Summarize
Group data and calculate aggregations (sums, averages, counts, etc.).
Sockets
| Socket | Direction | Description |
|---|---|---|
input | Input | Data to summarize |
output | Output | Aggregated results |
Configuration
The Summarize tool shows a table of all available columns. For each column, select an action:
| Action | Description | Works On |
|---|---|---|
| Group By | Group rows by this column's values | Any type |
| Sum | Calculate total | Numeric only |
| Mean | Calculate average | Numeric only |
| Median | Calculate median value | Numeric only |
| Min | Find minimum value | Any type |
| Max | Find maximum value | Any type |
| Count | Count non-null values | Any type |
| Count Distinct | Count unique values | Any type |
| First | Get first value in group | Any type |
| Last | Get last value in group | Any type |
| Std Dev | Calculate standard deviation | Numeric only |
| Variance | Calculate variance | Numeric only |
| Concat | Concatenate strings with comma | String only |
Output Column Names
Each aggregation creates an output column named {Action}_{Column} by default (e.g., Sum_amount).
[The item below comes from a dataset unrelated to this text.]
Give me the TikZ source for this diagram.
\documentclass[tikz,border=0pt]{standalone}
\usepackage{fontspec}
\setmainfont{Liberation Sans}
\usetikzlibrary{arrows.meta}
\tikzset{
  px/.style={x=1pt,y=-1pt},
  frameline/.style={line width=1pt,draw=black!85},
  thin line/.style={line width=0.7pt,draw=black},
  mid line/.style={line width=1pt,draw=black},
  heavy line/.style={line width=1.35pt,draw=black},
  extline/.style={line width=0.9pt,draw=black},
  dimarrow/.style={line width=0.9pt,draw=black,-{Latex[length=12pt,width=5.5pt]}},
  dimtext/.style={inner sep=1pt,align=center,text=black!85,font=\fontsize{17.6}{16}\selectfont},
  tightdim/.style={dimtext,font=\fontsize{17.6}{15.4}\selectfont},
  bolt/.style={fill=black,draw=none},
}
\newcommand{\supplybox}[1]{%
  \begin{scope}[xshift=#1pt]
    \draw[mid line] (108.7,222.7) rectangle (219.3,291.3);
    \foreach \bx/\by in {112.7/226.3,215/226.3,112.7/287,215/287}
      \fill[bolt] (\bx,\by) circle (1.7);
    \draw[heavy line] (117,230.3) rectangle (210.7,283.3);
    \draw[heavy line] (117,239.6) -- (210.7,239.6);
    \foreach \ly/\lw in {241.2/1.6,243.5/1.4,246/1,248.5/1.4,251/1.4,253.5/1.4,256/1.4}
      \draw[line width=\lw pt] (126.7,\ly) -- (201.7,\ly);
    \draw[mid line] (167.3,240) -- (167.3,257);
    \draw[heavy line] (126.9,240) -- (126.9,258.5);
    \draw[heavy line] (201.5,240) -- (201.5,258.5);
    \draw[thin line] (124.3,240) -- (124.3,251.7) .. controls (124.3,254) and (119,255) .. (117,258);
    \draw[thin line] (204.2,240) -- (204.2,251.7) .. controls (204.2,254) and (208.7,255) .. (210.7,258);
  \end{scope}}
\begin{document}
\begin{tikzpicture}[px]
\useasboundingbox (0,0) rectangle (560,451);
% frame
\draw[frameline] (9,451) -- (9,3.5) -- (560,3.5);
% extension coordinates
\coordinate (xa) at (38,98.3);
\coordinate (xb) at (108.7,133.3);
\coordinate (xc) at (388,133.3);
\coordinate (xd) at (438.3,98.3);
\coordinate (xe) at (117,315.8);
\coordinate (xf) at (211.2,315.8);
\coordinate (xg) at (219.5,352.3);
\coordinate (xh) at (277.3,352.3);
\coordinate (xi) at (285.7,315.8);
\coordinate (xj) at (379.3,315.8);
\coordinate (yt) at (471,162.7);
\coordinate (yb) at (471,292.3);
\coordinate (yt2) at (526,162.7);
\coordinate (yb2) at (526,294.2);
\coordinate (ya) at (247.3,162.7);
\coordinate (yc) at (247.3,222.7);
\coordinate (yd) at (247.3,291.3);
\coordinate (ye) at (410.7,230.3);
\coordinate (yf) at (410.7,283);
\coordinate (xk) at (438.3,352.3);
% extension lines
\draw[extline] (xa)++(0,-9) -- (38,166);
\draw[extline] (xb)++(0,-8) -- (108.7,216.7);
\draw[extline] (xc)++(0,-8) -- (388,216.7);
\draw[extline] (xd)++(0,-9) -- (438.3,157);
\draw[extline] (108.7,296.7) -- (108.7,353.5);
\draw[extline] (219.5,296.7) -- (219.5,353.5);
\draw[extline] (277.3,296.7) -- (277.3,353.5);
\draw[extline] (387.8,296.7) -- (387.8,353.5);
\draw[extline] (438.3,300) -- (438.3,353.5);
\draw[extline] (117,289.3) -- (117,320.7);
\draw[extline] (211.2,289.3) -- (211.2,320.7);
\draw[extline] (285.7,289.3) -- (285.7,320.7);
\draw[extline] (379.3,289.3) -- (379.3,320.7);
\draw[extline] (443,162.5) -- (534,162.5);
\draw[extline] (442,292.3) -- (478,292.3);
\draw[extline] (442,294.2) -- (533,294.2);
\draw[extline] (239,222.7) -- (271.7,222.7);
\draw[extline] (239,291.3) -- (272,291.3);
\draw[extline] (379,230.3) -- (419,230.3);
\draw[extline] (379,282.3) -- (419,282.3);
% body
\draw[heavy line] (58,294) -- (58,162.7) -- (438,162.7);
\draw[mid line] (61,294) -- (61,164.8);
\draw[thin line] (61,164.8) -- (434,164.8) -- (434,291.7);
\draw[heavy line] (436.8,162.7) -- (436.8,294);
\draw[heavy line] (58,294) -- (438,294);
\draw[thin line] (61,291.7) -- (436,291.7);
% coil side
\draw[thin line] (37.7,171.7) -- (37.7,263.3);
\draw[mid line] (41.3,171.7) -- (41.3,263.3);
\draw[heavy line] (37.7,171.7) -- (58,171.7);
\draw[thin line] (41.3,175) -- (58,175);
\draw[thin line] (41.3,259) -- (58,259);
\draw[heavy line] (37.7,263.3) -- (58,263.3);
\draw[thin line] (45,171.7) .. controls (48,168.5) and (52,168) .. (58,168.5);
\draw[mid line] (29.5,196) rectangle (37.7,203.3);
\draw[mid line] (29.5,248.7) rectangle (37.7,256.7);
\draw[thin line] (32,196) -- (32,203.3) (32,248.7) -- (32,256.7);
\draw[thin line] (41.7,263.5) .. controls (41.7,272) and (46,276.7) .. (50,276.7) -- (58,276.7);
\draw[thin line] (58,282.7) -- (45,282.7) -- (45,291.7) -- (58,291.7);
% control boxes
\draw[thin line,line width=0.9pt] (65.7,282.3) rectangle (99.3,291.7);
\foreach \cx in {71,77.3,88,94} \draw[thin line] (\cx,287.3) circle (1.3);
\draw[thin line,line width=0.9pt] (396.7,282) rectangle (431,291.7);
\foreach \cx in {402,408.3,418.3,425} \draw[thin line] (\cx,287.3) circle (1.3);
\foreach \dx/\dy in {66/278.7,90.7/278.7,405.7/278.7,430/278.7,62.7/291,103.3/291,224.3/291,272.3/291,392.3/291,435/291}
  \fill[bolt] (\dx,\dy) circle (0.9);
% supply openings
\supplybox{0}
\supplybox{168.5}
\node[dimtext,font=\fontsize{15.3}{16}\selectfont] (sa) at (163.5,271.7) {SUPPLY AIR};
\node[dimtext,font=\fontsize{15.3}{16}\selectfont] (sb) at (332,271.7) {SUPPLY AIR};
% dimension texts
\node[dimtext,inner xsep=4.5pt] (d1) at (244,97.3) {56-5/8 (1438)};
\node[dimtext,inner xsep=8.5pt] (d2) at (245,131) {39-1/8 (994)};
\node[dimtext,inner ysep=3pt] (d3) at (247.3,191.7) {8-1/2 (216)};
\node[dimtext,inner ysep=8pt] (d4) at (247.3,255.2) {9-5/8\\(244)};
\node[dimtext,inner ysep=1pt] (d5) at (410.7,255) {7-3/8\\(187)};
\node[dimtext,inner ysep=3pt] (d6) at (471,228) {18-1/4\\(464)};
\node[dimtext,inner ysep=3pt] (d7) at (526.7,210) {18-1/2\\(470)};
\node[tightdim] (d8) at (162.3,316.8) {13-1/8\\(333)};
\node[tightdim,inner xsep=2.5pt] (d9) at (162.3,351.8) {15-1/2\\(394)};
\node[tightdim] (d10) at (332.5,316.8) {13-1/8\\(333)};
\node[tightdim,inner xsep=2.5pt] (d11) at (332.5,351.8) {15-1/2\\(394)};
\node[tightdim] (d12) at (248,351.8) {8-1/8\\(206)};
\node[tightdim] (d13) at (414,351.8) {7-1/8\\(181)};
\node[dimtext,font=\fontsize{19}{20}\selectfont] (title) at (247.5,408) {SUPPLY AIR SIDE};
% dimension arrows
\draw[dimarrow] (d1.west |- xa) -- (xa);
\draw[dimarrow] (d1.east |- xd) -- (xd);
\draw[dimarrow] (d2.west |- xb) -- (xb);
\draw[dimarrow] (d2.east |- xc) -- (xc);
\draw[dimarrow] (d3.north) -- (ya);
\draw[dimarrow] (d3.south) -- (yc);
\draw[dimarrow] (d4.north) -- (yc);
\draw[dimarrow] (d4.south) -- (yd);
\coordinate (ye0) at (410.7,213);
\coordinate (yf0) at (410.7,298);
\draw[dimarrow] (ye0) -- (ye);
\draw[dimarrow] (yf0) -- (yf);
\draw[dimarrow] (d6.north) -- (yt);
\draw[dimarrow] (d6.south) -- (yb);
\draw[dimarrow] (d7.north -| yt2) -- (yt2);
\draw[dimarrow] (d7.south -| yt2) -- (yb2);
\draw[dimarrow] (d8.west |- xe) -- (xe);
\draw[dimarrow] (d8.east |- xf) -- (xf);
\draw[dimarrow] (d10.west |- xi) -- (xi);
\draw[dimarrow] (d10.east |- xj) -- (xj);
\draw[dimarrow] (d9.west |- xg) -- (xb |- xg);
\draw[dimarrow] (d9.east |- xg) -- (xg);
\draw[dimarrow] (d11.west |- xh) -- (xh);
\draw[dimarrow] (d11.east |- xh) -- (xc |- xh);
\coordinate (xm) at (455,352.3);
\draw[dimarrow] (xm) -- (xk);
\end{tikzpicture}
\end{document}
You can customize output names in the configuration.
How It Works
With Group By Columns
When you select one or more columns as "Group By":
- Rows are grouped by unique combinations of those column values
- Aggregations are calculated within each group
- Output has one row per group
Without Group By (Global Aggregation)
If no Group By columns are selected:
- All rows are treated as a single group
- Aggregations are calculated across the entire dataset
- Output has a single row
Examples
Total Sales by Region
Input:
| region | product | amount |
|---|---|---|
| East | Widget | 100 |
| East | Gadget | 150 |
| West | Widget | 200 |
| West | Widget | 75 |
Configuration:
region: Group Byamount: Sum
Output:
| region | Sum_amount |
|---|---|
| East | 250 |
| West | 275 |
Multiple Aggregations
Configuration:
region: Group Byamount: Sumamount: Countproduct: Count Distinct
Output:
| region | Sum_amount | Count_amount | CountDistinct_product |
|---|---|---|---|
| East | 250 | 2 | 2 |
| West | 275 | 2 | 1 |
Global Totals (No Group By)
Configuration:
amount: Sumamount: Meanamount: Count
Output:
| Sum_amount | Mean_amount | Count_amount |
|---|---|---|
| 525 | 131.25 | 4 |
Distinct Values Only
Use Group By without any aggregations to get unique values:
Configuration:
region: Group By
Output:
| region |
|---|
| East |
| West |
Aggregation Details
Numeric Aggregations
| Aggregation | Behavior |
|---|---|
| Sum | Total of all values (nulls ignored) |
| Mean | Average (nulls ignored) |
| Median | Middle value when sorted |
| Std Dev | Standard deviation |
| Variance | Variance |
| Min/Max | Minimum/maximum value |
Count Aggregations
| Aggregation | Behavior |
|---|---|
| Count | Number of non-null values |
| Count Distinct | Number of unique values (nulls excluded) |
String Aggregations
| Aggregation | Behavior |
|---|---|
| Concat | Joins values with , separator |
| First/Last | First or last value in the group |
Notes
- Empty groups: Groups with all null values produce null aggregation results
- Row order: Group By output order is not guaranteed (sort if needed)
- Multiple aggregations per column: You can apply multiple aggregations to the same column
- Null handling: Most aggregations skip null values